Old hands and fresh faces helped Norway dethrone reigning champions France in Herning and claim an eighth European title.
Norway are European women's handball champions once more thanks to a 22-20 win over France in Herning, Denmark on Sunday.
It was Norway's eighth title in the last 12 editions of the tournament.
This clash of handball heavyweights, both teams unbeaten coming into the final went the Norwegians way, they lead 14-10 at half-time after two unanswered scoring runs of 4:0 and 5:0, then withstood a late French surge to see it out.
Despite their physical strength, Rio 2016 silver medallists France could not counter Norway's superior speed and dizzying movement.
The Norwegians punished repeated two-minute penalties in the first half, and a third for French star Grace Zaadi Deuna late in the second half proved devastating.
The margins stayed tight with France keeping within one or two goals of their opponents for much of the second half.
France's Siraba Dembele Pavlovic netted crucial goals and 'keeper Cleopatre Darleux put in a 'Player of the Match' performance, and they went in front 19-18 late on.
But the Norwegian stars delivered when it counted most and two late Mørk goals ended French hopes of retaining their title.
This was a repeat of the 2017 World Championship final and Norway exacted revenge for their defeat in Hamburg.
The Tournament MVP award went to France's Estelle Nze-Minko for her stellar performances in Denmark.
On Friday after Norway's semi-final victory over Denmark, Norwegian superstar Mørk was in tears.
"After tearing both cruciate ligaments in less than two years, nobody trusted me and I was the only one who did because I knew that one day I would come back,” she said.
Mork, who many said should retire and that her body couldn't take it any more after nine knee surgeries ended Euro 2020 as top scorer on 52 goals with 74% efficiency.
And when France led with six minutes to go, it was Mørk who had the self-belief to step up, scoring yet another top-corner screamer with that lethal left hand of hers.
The match ended with Norway's comeback queen at the penalty line and, despite a rare miss, the job had already been completed with her goals pivotal to her team making the top of the podium.
Norway coach Thorir Hergeirsson said, "All the players had the hunger to win the tournament and they have really outdone themselves. We showed team spirit and focus. It's one of the best wins we've ever had.”
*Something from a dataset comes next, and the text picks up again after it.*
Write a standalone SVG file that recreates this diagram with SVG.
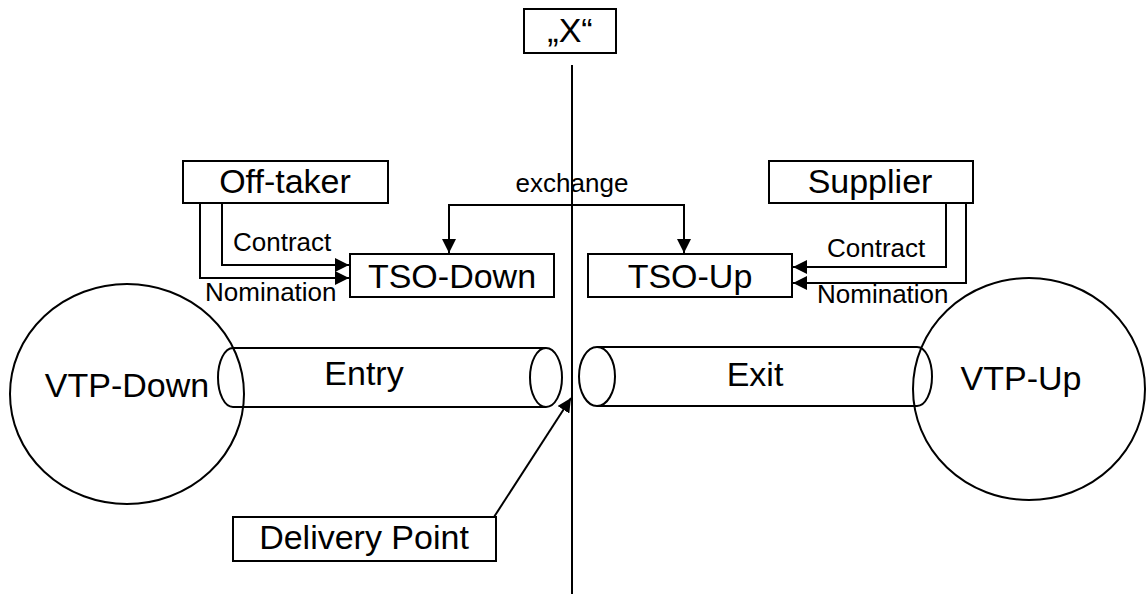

At Beijing 2008 and in London four years later, Norway won Olympic gold as the reigning European champions.
Don't bet against them doing the same at Tokyo 2020.
French coach Olivier Krumbholz was focussing on the positives post-match:
“It is a disappointment, but not a big one, because we won the silver medal and I am very proud. Our first half was bad in attack, bad in defence, but after we changed the defence in the second half, everything looked perfect."
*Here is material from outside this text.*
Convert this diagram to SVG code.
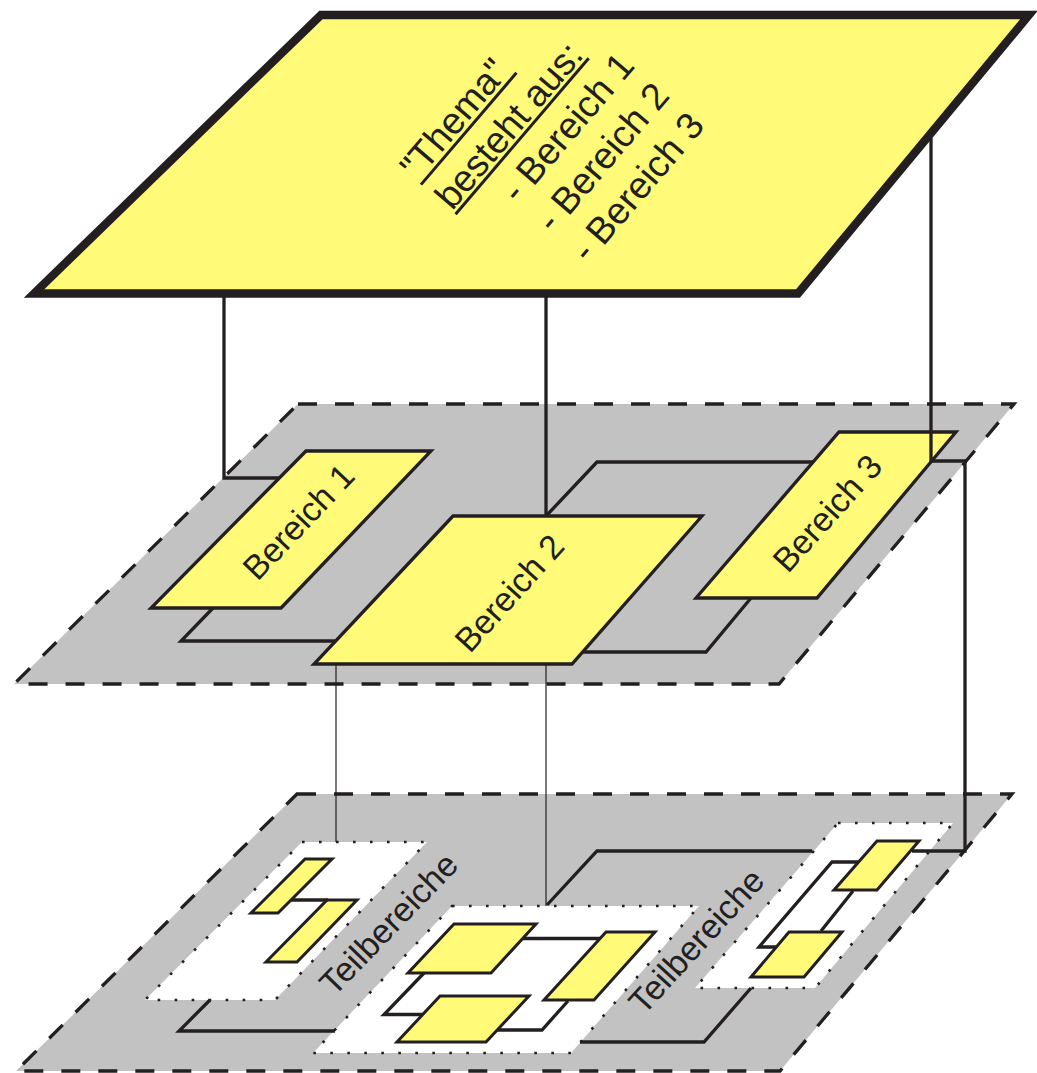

"The players were mentally strong and I think the future looks bright for us, as we have a lot of young players who can get better. We had some trouble in our shooting, we missed a lot of shots and it is nearly impossible to beat Norway with such a low efficiency."
When you look at the likes of 19-year-old Pauletta Foppa, the youngest player on the court, who lead all scorers in the final with five goals, you can understand the optimism.
Look out for the Rio runners-up to step it up again come Tokyo.
Few gave Croatia much of a chance coming into this tournament, but they defied the odds by beating hosts Denmark 25-19 to claim their first ever medal at a major tournament.
The underdogs were a joy to watch, playing a free-flowing handball full of fun and unforgettable moments.
The teams were all square 10 minutes into the second half of the third-place playoff, but Denmark ran out of gas and scored just one more goal in the final 20.
Denmark had their hearts set on a first EURO medal since 2004, but Croatia won a deserved bronze and celebrated wildly at the final buzzer.
There was nothing normal about this tournament with no spectators, and the Croatian women made the best of it, they could be heard singing and laughing as they cut out Christmas tree decorations in their hotel bubble.
Loose and loving it from start to finish in Denmark, they even came out to receive their medals with tiaras fit for queens.
Russia may not have made the semi-finals but showed enough to prove that they're far from a spent force.
The reigning Olympic champions were devastated by injuries pre-tournament, losing Anna Sen and Anna Vyakhireva before exciting 19-year-old rising star Elena Mikhaylichencko tore her cruciate knee ligament.
But Russia still managed to start the tournament strongly with consecutive wins against against Spain, Czech Republic and Sweden.
Vladlena Bobrovnikova (33) and Daria Dmitrieva stepped up and Russia lost just once all tournament - after drawing with France in the main round they fell to a defensively strong Denmark in their final match.
The defeat cost Russia a sport in the semi-finals and Spanish coach Ambros Martin his job, but if key players return before Tokyo then they can make a robust defence of their Olympic title.